Хочется отметить, что рамки данного доклада не позволяют отразить весь спектр предъявляемых проблем. Кратко можно перечислить, что это еще и депрессивные состояния, нарушение высших психических функции (ухудшение памяти, внимания), посттравматические стрессовые реакции (различные страхи, ночные кошмары, психомоторное возбуждение, панические реакции и др.)

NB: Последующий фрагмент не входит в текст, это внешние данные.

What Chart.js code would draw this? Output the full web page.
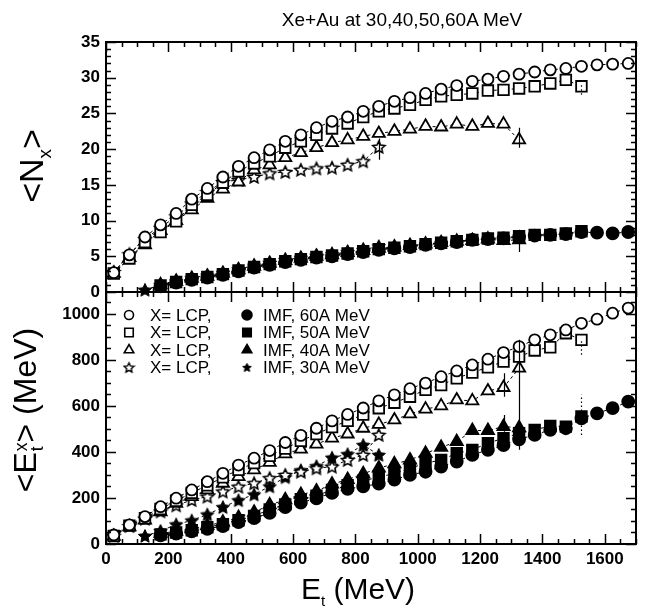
<!DOCTYPE html>
<html>
<head>
<meta charset="utf-8">
<script src="https://cdn.jsdelivr.net/npm/chart.js@4.4.0/dist/chart.umd.min.js"></script>
<style>
  body { margin: 0; background: #fff; }
  #wrap { position: relative; width: 655px; height: 610px; overflow: hidden;
          font-family: 'Liberation Sans', Arial, sans-serif; color: #000; }
  #wrap canvas { position: absolute; left: 0; top: 0; }
  .txt { position: absolute; white-space: nowrap; line-height: 1; }
  .rot { transform: translate(-50%, -50%) rotate(-90deg); }
  .ss { display: inline-block; vertical-align: -0.42em; font-size: 0.55em; line-height: 0.95; text-align: left; margin-left: 0.05em; }
  .ss span { display: block; }
</style>
</head>
<body>
<div id="wrap">
  <canvas id="bot" width="655" height="610"></canvas>
  <canvas id="top" width="655" height="310"></canvas>
  <div class="txt" style="left:402px; top:10px; font-size:19px; transform:translateX(-50%);">Xe+Au at 30,40,50,60A MeV</div>
  <div class="txt rot" style="left:34px; top:166px; font-size:34px;">&lt;N<sub style="font-size:0.55em;">x</sub>&gt;</div>
  <div class="txt rot" style="left:28px; top:410px; font-size:32px;">&lt;E<span class="ss"><span>x</span><span>t</span></span>&gt; (MeV)</div>
  <div class="txt" style="left:358px; top:574px; font-size:30px; transform:translateX(-50%);">E<sub style="font-size:0.5em;">t</sub> (MeV)</div>
</div>
<script>
// ---- data ----
const energies = [25, 75, 125, 175, 225, 275, 325, 375, 425, 475, 525, 575, 625, 675, 725, 775, 825,
                  875, 925, 975, 1025, 1075, 1125, 1175, 1225, 1275, 1325, 1375, 1425, 1475, 1525, 1575, 1625, 1675];

// <N_x>, LCP (open symbols)
const lcpN60 = [2.7, 5.2, 7.7, 9.4, 11.0, 13.0, 14.5, 16.1, 17.6, 18.8, 19.9, 21.1, 22.0, 23.0, 23.9, 24.5, 25.3,
                26.0, 26.7, 27.2, 27.8, 28.4, 28.9, 29.5, 29.8, 30.2, 30.5, 30.8, 31.1, 31.3, 31.6, 31.8, 31.9, 32.0];
const lcpN50 = [2.6, 4.7, 7.0, 8.4, 9.9, 12.2, 13.6, 15.3, 16.9, 18.0, 19.0, 20.2, 21.1, 22.0, 22.9, 23.6, 24.5,
                25.3, 25.7, 26.2, 26.9, 27.4, 27.6, 27.8, 28.2, 28.3, 28.5, 28.8, 29.2, 29.7, 28.8];
const lcpN40 = [2.6, 4.8, 6.6, 8.6, 10.0, 11.5, 13.1, 14.4, 15.4, 17.1, 17.8, 18.8, 19.5, 20.2, 20.9, 21.3, 21.8,
                22.2, 22.5, 22.8, 23.2, 23.1, 23.5, 23.2, 23.6, 23.5, 21.3];
const lcpN30 = [2.8, 5.3, 7.4, 9.0, 10.6, 12.4, 14.0, 15.4, 15.7, 16.1, 16.6, 16.8, 17.1, 17.3, 17.4, 17.8, 18.3, 20.3];

// <N_x>, IMF (filled symbols)
const imfN60 = [null, null, null, 0.8, 1.3, 1.7, 2.0, 2.4, 2.9, 3.4, 3.8, 4.2, 4.5, 4.8, 5.0, 5.3, 5.6,
                5.9, 6.1, 6.3, 6.6, 6.8, 7.0, 7.3, 7.4, 7.5, 7.7, 7.9, 8.0, 8.1, 8.4, 8.3, 8.2, 8.4];
const imfN50 = [null, null, null, 0.9, 1.4, 1.8, 2.1, 2.5, 3.0, 3.5, 3.9, 4.3, 4.6, 4.9, 5.1, 5.4, 5.7,
                6.0, 6.2, 6.4, 6.7, 6.9, 7.1, 7.3, 7.5, 7.6, 7.8, 8.0, 8.0, 8.2, 8.5];
const imfN40 = [null, null, null, 1.0, 1.5, 1.9, 2.2, 2.6, 3.1, 3.6, 4.0, 4.4, 4.7, 5.0, 5.2, 5.5, 5.8,
                6.1, 6.3, 6.5, 6.7, 6.9, 7.1, 7.2, 7.4, 7.2, 7.3];
const imfN30 = [null, null, 0.3, 1.0, 1.5, 2.0, 2.3, 2.7, 3.2, 3.7, 4.1, 4.5, 4.8, 5.1, 5.3, 5.6, 5.9, 6.4];

// <E_t^x> (MeV), LCP
const lcpE60 = [39, 83, 119, 162, 199, 235, 271, 307, 343, 373, 406, 441, 472, 503, 535, 563, 591,
                622, 648, 675, 699, 727, 752, 778, 803, 832, 858, 887, 909, 930, 959, 977, 1003, 1025];
const lcpE50 = [35, 80, 112, 152, 188, 222, 255, 290, 322, 352, 383, 415, 448, 478, 508, 535, 562,
                590, 614, 640, 670, 691, 720, 745, 768, 793, 814, 841, 855, 916, 887];
const lcpE40 = [33, 75, 104, 140, 177, 206, 235, 264, 293, 322, 355, 392, 412, 434, 460, 478, 503,
                520, 539, 565, 586, 600, 626, 622, 665, 680, 764];
const lcpE30 = [36, 78, 110, 142, 168, 191, 206, 228, 249, 264, 286, 300, 314, 329, 336, 365, 387, 474];

// <E_t^x> (MeV), IMF
const imfE60 = [null, null, null, 38, 45, 55, 66, 78, 95, 112, 135, 160, 180, 198, 222, 240, 250,
                262, 280, 300, 314, 336, 358, 387, 409, 430, 455, 474, 496, 503, 546, 568, 590, 619];
const imfE50 = [null, null, null, 42, 50, 60, 73, 86, 103, 122, 150, 172, 195, 210, 235, 255, 275,
                290, 307, 329, 351, 365, 394, 409, 438, 460, 481, 496, 513, 510, 554];
const imfE40 = [null, null, null, 46, 55, 66, 80, 95, 115, 138, 170, 192, 215, 230, 260, 280, 305,
                330, 348, 365, 394, 420, 445, 493, 493, 510, 505];
const imfE30 = [null, null, 35, 56, 85, 102, 128, 160, 190, 215, 250, 290, 320, 338, 375, 390, 430, 387];

// error bars: [E, low, high]
const errTop = [[875, 18.5, 21.5], [1325, 20.2, 23.0], [1325, 5.6, 8.7]];
const errTopDotted = [[1525, 27.6, 29.3], [1525, 7.5, 9.1]];
const errBot = [[1275, 640, 742], [1325, 409, 887], [1275, 488, 561]];
const errBotDotted = [[1525, 822, 887], [1525, 474, 648]];

const legendRows = [
  ['X= LCP,', 'IMF, 60A MeV'],
  ['X= LCP,', 'IMF, 50A MeV'],
  ['X= LCP,', 'IMF, 40A MeV'],
  ['X= LCP,', 'IMF, 30A MeV'],
];

// ---- helpers ----
Chart.defaults.font.family = "'Liberation Sans', Arial, sans-serif";
Chart.defaults.color = '#000';

function starImg(size, filled, lw) {
  const c = document.createElement('canvas');
  c.width = c.height = size;
  const g = c.getContext('2d');
  const R = size / 2 - lw, r = R * 0.48, cx = size / 2, cy = size / 2 + R * 0.08;
  g.beginPath();
  for (let i = 0; i < 10; i++) {
    const rad = i % 2 ? r : R;
    const a = -Math.PI / 2 + i * Math.PI / 5;
    g.lineTo(cx + rad * Math.cos(a), cy + rad * Math.sin(a));
  }
  g.closePath();
  g.fillStyle = filled ? '#000' : '#fff';
  g.fill();
  g.lineJoin = 'miter';
  g.lineWidth = lw;
  g.strokeStyle = '#000';
  g.stroke();
  return c;
}
const starOpen = starImg(16, false, 1.6);
const starFull = starImg(16, true, 1);
const starOpenSm = starImg(13, false, 1.4);
const starFullSm = starImg(11, true, 1);

const toXY = vals => vals.map((v, i) => ({ x: energies[i], y: v })).filter(p => p.y != null);

// marker styles: [pointStyle, radius, filled]
const MARK = {
  c60: ['circle', 5.5, false], s50: ['rect', 7.5, false], t40: ['triangle', 7, false], st30: [starOpen, 7, false],
  C60: ['circle', 6, true], S50: ['rect', 7.5, true], T40: ['triangle', 7, true], ST30: [starFull, 7, true],
};

function ds(vals, key) {
  const [style, r, filled] = MARK[key];
  return {
    data: toXY(vals),
    showLine: true,
    borderColor: '#000',
    borderWidth: 1,
    borderDash: [3, 3],
    pointStyle: style,
    pointRadius: r,
    pointBorderWidth: 1.8,
    pointBorderColor: '#000',
    pointBackgroundColor: filled ? '#000' : '#fff',
    clip: false,
  };
}

// box with inward major/minor ticks on all four sides, plus error bars
const framePlugin = {
  id: 'frame',
  afterDraw(chart, args, opts) {
    const { ctx, chartArea: a } = chart;
    const x = chart.scales.x, y = chart.scales.y;
    ctx.save();
    ctx.strokeStyle = '#000';
    ctx.lineWidth = 1.5;
    ctx.beginPath();
    for (let v = 0; v <= 1700; v += 50) {
      const px = Math.round(x.getPixelForValue(v)) + 0.5;
      const len = v % 200 === 0 ? 10 : 5;
      ctx.moveTo(px, a.bottom); ctx.lineTo(px, a.bottom - len);
      ctx.moveTo(px, a.top); ctx.lineTo(px, a.top + len);
    }
    for (let v = 0; v <= opts.top; v += opts.minor) {
      const py = Math.round(y.getPixelForValue(v)) + 0.5;
      const len = v % opts.major === 0 ? 10 : 5;
      ctx.moveTo(a.left, py); ctx.lineTo(a.left + len, py);
      ctx.moveTo(a.right, py); ctx.lineTo(a.right - len, py);
    }
    ctx.stroke();

    const bar = (list, dash) => {
      ctx.setLineDash(dash);
      ctx.lineWidth = 1.2;
      ctx.beginPath();
      list.forEach(([e, lo, hi]) => {
        const px = Math.round(x.getPixelForValue(e)) + 0.5;
        ctx.moveTo(px, y.getPixelForValue(lo));
        ctx.lineTo(px, y.getPixelForValue(hi));
      });
      ctx.stroke();
    };
    bar(opts.solid || [], []);
    bar(opts.dotted || [], [1.5, 2.5]);
    ctx.setLineDash([]);

    ctx.lineWidth = 2;
    ctx.strokeRect(a.left, a.top, a.right - a.left, a.bottom - a.top);
    ctx.restore();
  },
};

const legendPlugin = {
  id: 'lcpLegend',
  afterDraw(chart) {
    const ctx = chart.ctx;
    const open = [['circle', 4.5], ['rect', 6], ['triangle', 5.5], [starOpenSm, 6]];
    const full = [['circle', 5], ['rect', 6], ['triangle', 5.5], [starFullSm, 5]];
    ctx.save();
    ctx.font = "17px 'Liberation Sans', Arial, sans-serif";
    ctx.textBaseline = 'middle';
    ctx.strokeStyle = '#000';
    legendRows.forEach((row, i) => {
      const yy = 315 + i * 17.5;
      ctx.lineWidth = 1.6;
      ctx.fillStyle = '#fff';
      Chart.helpers.drawPoint(ctx, { pointStyle: open[i][0], radius: open[i][1], borderWidth: 1.6, rotation: 0 }, 129, yy);
      ctx.fillStyle = '#000';
      Chart.helpers.drawPoint(ctx, { pointStyle: full[i][0], radius: full[i][1], borderWidth: 1, rotation: 0 }, 247, yy);
      ctx.fillText(row[0], 150, yy + 1);
      ctx.fillText(row[1], 263, yy + 1);
    });
    ctx.restore();
  },
};

const tickFont = { size: 17, weight: 'bold' };
const plain = v => String(v);

// ---- top panel: <N_x> ----
new Chart(document.getElementById('top'), {
  type: 'scatter',
  data: {
    datasets: [
      ds(lcpN60, 'c60'), ds(lcpN50, 's50'), ds(lcpN40, 't40'), ds(lcpN30, 'st30'),
      ds(imfN60, 'C60'), ds(imfN50, 'S50'), ds(imfN40, 'T40'), ds(imfN30, 'ST30'),
    ],
  },
  options: {
    responsive: false, animation: false, devicePixelRatio: 1,
    layout: { padding: { top: 42, right: 19, bottom: 18, left: 0 } },
    plugins: { legend: { display: false }, tooltip: { enabled: false },
               frame: { top: 35, minor: 1, major: 5, solid: errTop, dotted: errTopDotted } },
    scales: {
      x: { type: 'linear', min: 0, max: 1700, display: false },
      y: { min: 0, max: 35, grid: { display: false, drawTicks: false }, border: { display: false },
           ticks: { stepSize: 5, padding: 6, font: tickFont, callback: plain },
           afterFit: s => { s.width = 106; } },
    },
  },
  plugins: [framePlugin],
});

// ---- bottom panel: <E_t^x> ----
new Chart(document.getElementById('bot'), {
  type: 'scatter',
  data: {
    datasets: [
      ds(lcpE60, 'c60'), ds(lcpE50, 's50'), ds(lcpE40, 't40'), ds(lcpE30, 'st30'),
      ds(imfE60, 'C60'), ds(imfE50, 'S50'), ds(imfE40, 'T40'), ds(imfE30, 'ST30'),
    ],
  },
  options: {
    responsive: false, animation: false, devicePixelRatio: 1,
    layout: { padding: { top: 292, right: 19, bottom: 0, left: 0 } },
    plugins: { legend: { display: false }, tooltip: { enabled: false },
               frame: { top: 1095, minor: 50, major: 200, solid: errBot, dotted: errBotDotted } },
    scales: {
      x: { type: 'linear', min: 0, max: 1700,
           grid: { display: false, drawTicks: false }, border: { display: false },
           ticks: { stepSize: 200, includeBounds: false, autoSkip: false, maxRotation: 0, padding: 5,
                    font: tickFont, callback: plain },
           afterFit: s => { s.height = 66; } },
      y: { min: 0, max: 1095, grid: { display: false, drawTicks: false }, border: { display: false },
           ticks: { stepSize: 200, includeBounds: false, padding: 6, font: tickFont, callback: plain },
           afterFit: s => { s.width = 106; } },
    },
  },
  plugins: [framePlugin, legendPlugin],
});
</script>
</body>
</html>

В целом, говоря о значении психологической помощи, можно с уверенностью утверждать ее важность на этапе реабилитации вышедших в ремиссию пациентов. Безусловно, это значимый компонент всего пазла восстановительных процедур. Практика показала, что даже в формате ограниченного количества встреч (а в нашем случае речь идет об 1-2 встречах, что обусловлено продолжительностью санаторного заезда), результат имеет место. Реальная возможность проговорить переживания, страхи, неуверенность, даже пугающие сны – у родителей, выразить через рисунок или пластилин свое актуальное состояние или представление о будущем – у детей, открыто сказать друг другу то, что так долго не удавалось или не получалось сказать; обнаружить скрытые ресурсы, научиться новым техникам релаксации или выражения гнева. Практически каждая семья отмечала, что что-то уносит с собой, даже если это просто информация о психологах, где их можно найти и о чем рассказать. И, на мой взгляд, это немало!
Благодаря опыту оказания такой «промежуточной» помощи, явным становится понимание значимости (хочется еще раз это подчеркнуть) преемственности в оказании психологической помощи при реабилитации после столь тяжелого заболевания. Осуществление подобной программы на базе санатория «Русское поле» - один из примеров того, каким образом можно организовать эту реабилитационную цепочку по типу «стационар-санаторий-поликлиника (или служба психологической помощи при социальных отделах)».